Article from Trains magazine, June 1958

St. Albans– An Architectural Classic

by Jim Shaughnessy 

The station of the Central Vermont Railway at St. Albans, Vt., is quite unlike most of the stations with which we are familiar today. Not small, rundown and forgotten, neither is it immense and unused. Passenger trains still rumble through it, but no one is trying to sell or lease rights to the air space above it. The fact that it is a part of the rail network gives it an air of being linked with the rest of the world. But the traveler that looks at the massive proportions and antiquated lines of the trainshed must wonder to what world this station is linked. St. Albans station is a ghost from the past – a specimen, and a handsome one, of the Victorian age of railroad architecture.

For the traveler arriving from Boston on the evening train, The Montrealer, the first link with the past is the old style signal system. On the way into the trainshed trains pass two ball-type signals still in use. By day, several red painted cans suspended from a chain pass the signal to the engineman; by night, oil lamps suspended in the same way burn in the same positions. Part way down the pole there is a round shield into which one or all of the balls can be lowered – by hand – depending on the indication to be given. Two other ball signals are located north of the station, making a total of four in the area.

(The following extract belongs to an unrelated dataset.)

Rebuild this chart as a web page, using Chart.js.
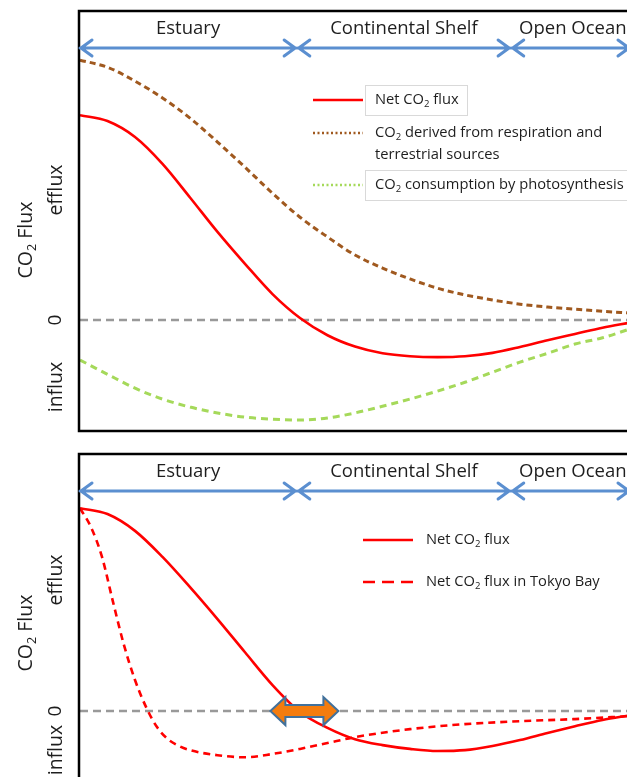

The incoming train crosses Lake Street (which points the way to Lake Champlain 10 miles west) and enters the great barn like structure with its huge brick arch portals. This part of the building, the trainshed, is 351 feet long and 88 feet wide. It covers four tracks and enables passengers to board or leave trains completely sheltered from Vermont elements. The main station and office building rises to the right of the trainshed, beside a nicely landscaped garden. This red brick structure, built in 1866-67, should be, by modern standards of ceiling height, at least four stories high. Standards and proportions have changed in the last 90 years though, and the building actually contains only two stories. At the north end, adjacent to and on the same side as the larger structure, is located a one story portion containing the waiting room and ticket office, lunch room, and baggage and express handling facilities. To the left of the station building are the shop buildings – the same vintage as the station – of the original Vermont Central Railway. Two blocks farther up the pike have been built more modern engine facilities, shops and a roundhouse.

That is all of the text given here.